Task details: No pictures go into the copy. Write out exactly the lines below from the one containing "Write a Python" through the one containing "BRIX DEL JUGO".

Information given:
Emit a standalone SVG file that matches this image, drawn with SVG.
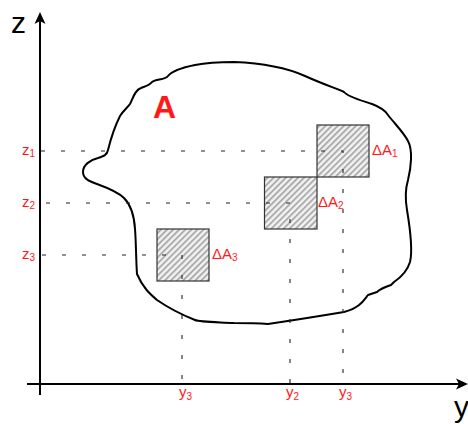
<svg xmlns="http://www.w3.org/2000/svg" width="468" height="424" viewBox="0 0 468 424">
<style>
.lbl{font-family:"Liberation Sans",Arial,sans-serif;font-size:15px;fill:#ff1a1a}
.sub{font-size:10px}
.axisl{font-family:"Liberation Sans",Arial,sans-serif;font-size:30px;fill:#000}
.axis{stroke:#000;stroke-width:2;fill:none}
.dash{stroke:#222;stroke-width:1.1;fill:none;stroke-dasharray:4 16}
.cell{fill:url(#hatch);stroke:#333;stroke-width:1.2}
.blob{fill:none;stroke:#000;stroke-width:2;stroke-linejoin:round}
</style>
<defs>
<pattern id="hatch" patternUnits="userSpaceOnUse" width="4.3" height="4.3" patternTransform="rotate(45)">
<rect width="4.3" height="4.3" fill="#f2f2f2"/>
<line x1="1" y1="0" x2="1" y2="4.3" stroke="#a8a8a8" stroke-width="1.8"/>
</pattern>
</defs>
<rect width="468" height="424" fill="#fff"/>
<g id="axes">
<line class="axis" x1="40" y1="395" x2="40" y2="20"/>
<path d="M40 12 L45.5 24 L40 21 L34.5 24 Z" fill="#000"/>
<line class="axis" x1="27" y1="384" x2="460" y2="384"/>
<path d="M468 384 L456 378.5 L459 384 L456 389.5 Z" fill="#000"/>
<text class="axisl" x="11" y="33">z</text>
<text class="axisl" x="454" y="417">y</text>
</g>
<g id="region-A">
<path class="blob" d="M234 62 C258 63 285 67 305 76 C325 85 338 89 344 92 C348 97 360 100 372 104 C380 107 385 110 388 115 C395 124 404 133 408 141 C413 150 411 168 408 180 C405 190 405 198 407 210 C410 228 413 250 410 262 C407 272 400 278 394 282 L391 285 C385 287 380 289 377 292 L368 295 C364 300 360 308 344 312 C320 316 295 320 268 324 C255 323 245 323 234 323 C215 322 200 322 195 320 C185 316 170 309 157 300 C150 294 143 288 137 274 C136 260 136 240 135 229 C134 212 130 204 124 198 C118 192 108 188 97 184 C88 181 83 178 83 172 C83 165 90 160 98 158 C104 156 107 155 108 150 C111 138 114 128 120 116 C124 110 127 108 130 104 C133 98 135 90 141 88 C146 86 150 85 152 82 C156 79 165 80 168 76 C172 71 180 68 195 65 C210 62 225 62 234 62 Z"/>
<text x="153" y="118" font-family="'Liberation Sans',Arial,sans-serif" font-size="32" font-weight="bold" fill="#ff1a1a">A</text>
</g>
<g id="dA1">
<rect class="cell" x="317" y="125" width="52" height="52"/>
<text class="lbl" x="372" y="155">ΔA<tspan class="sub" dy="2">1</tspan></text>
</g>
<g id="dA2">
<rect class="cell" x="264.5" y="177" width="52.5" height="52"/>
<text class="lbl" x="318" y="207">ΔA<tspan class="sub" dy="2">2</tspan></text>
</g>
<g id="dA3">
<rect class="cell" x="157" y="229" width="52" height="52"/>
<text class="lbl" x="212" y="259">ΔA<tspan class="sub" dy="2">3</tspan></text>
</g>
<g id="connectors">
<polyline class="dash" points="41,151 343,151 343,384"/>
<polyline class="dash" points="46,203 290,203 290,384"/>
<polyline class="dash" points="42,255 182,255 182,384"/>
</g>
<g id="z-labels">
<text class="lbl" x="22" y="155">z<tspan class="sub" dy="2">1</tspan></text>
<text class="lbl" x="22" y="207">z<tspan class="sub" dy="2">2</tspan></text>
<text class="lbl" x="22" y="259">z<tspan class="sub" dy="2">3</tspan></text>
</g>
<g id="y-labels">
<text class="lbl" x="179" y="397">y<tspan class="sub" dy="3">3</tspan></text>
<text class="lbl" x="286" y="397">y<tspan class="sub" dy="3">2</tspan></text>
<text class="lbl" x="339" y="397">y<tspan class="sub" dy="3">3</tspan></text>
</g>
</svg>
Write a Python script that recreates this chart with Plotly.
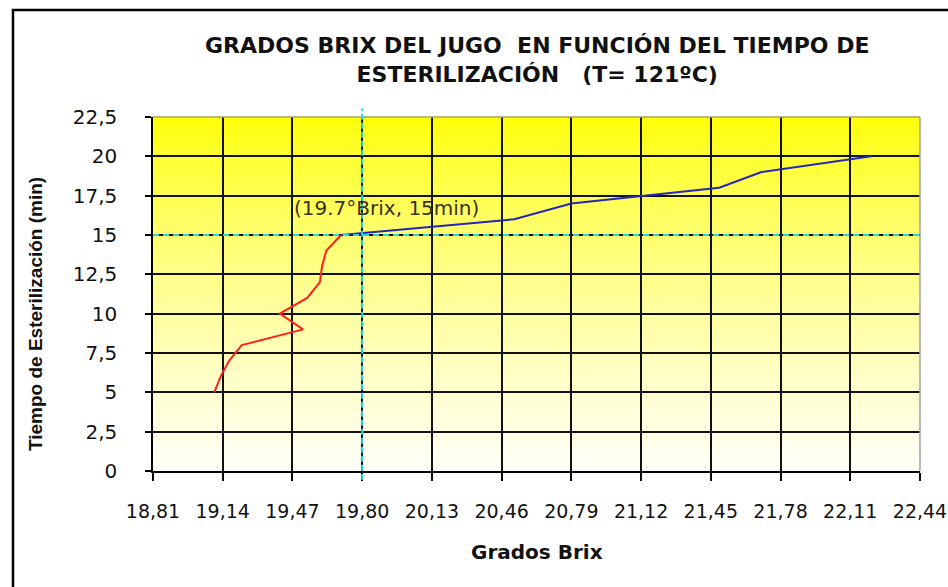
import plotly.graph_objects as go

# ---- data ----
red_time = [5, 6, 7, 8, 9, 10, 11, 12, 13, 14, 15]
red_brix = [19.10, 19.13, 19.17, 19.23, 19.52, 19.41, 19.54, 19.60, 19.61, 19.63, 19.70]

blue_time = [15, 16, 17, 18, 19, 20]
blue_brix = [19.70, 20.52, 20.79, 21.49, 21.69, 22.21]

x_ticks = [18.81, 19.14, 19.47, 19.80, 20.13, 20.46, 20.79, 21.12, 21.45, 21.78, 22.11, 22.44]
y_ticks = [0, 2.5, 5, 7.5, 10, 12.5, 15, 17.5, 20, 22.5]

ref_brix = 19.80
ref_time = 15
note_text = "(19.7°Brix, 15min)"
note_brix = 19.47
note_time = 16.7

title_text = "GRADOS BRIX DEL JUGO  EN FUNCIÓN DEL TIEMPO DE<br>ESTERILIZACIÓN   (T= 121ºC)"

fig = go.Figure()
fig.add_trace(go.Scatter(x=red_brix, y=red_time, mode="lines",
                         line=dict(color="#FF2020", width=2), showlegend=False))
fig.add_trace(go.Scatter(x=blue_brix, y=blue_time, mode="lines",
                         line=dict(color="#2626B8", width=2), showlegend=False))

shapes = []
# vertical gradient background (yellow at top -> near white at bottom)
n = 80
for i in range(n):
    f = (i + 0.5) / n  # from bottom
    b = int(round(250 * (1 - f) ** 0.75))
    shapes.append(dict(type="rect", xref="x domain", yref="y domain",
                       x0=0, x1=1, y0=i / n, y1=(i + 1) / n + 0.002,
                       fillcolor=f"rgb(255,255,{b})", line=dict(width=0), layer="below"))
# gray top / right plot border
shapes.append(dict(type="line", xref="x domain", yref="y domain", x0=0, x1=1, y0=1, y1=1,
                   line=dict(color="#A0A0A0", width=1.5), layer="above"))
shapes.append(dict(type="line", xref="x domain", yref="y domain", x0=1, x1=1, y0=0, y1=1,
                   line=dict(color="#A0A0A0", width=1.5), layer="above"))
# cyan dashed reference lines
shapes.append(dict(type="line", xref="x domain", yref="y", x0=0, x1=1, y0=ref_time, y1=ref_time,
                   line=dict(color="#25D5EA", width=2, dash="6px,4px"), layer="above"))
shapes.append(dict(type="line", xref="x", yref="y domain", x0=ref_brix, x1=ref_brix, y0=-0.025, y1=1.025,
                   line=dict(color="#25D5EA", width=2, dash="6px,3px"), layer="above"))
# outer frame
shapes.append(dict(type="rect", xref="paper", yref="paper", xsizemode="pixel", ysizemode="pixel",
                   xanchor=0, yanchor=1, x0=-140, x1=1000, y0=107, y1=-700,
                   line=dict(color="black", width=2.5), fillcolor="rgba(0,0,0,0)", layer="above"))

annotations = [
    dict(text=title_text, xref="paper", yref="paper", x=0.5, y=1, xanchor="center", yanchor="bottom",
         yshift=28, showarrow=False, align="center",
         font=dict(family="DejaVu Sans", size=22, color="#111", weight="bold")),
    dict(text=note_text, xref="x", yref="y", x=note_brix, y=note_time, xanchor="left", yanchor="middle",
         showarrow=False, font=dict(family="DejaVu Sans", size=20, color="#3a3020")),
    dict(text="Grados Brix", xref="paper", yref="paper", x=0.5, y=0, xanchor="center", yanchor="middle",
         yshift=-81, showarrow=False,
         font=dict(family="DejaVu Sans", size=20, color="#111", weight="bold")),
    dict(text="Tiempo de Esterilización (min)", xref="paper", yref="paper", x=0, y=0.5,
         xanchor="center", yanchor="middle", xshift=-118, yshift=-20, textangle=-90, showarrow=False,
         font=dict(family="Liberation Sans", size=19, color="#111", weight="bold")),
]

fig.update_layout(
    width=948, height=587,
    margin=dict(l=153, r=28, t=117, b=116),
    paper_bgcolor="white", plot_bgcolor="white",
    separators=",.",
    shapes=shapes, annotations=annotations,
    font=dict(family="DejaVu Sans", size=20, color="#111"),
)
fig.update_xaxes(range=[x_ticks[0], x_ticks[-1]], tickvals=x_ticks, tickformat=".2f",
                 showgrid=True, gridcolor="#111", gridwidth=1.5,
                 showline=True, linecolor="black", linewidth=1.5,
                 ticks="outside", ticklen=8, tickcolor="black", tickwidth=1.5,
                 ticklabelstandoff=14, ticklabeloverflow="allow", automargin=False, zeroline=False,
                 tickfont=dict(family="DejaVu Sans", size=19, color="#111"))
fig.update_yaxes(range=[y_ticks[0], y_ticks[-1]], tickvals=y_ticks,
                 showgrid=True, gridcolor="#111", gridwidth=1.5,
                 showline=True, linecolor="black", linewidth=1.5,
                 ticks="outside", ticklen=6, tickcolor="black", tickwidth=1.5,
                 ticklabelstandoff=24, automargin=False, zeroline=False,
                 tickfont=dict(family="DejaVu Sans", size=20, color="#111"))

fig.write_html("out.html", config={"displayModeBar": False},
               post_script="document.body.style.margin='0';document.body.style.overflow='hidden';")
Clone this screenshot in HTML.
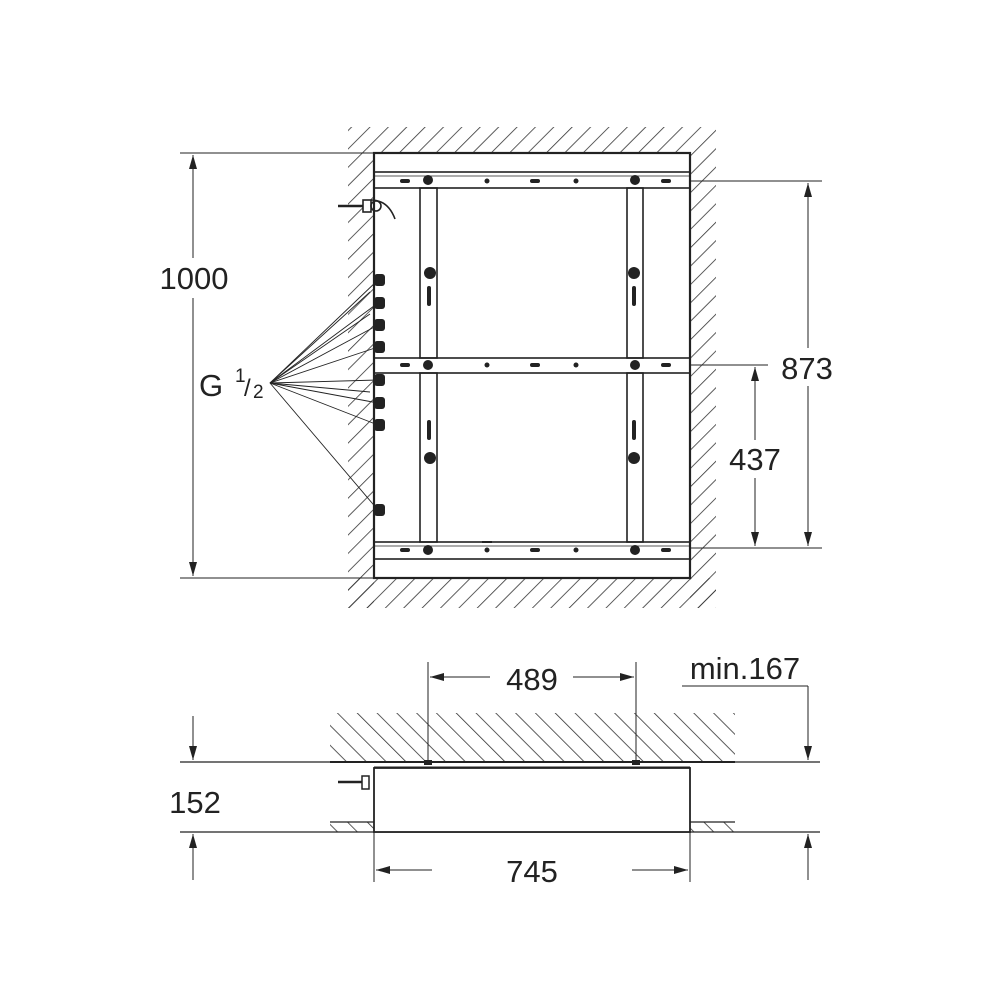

Output of the task:
Write a Python script that recreates this chart with Plotly.
import plotly.graph_objects as go

# ---- data ----
red_time = [5, 6, 7, 8, 9, 10, 11, 12, 13, 14, 15]
red_brix = [19.10, 19.13, 19.17, 19.23, 19.52, 19.41, 19.54, 19.60, 19.61, 19.63, 19.70]

blue_time = [15, 16, 17, 18, 19, 20]
blue_brix = [19.70, 20.52, 20.79, 21.49, 21.69, 22.21]

x_ticks = [18.81, 19.14, 19.47, 19.80, 20.13, 20.46, 20.79, 21.12, 21.45, 21.78, 22.11, 22.44]
y_ticks = [0, 2.5, 5, 7.5, 10, 12.5, 15, 17.5, 20, 22.5]

ref_brix = 19.80
ref_time = 15
note_text = "(19.7°Brix, 15min)"
note_brix = 19.47
note_time = 16.7

title_text = "GRADOS BRIX DEL JUGO  EN FUNCIÓN DEL TIEMPO DE<br>ESTERILIZACIÓN   (T= 121ºC)"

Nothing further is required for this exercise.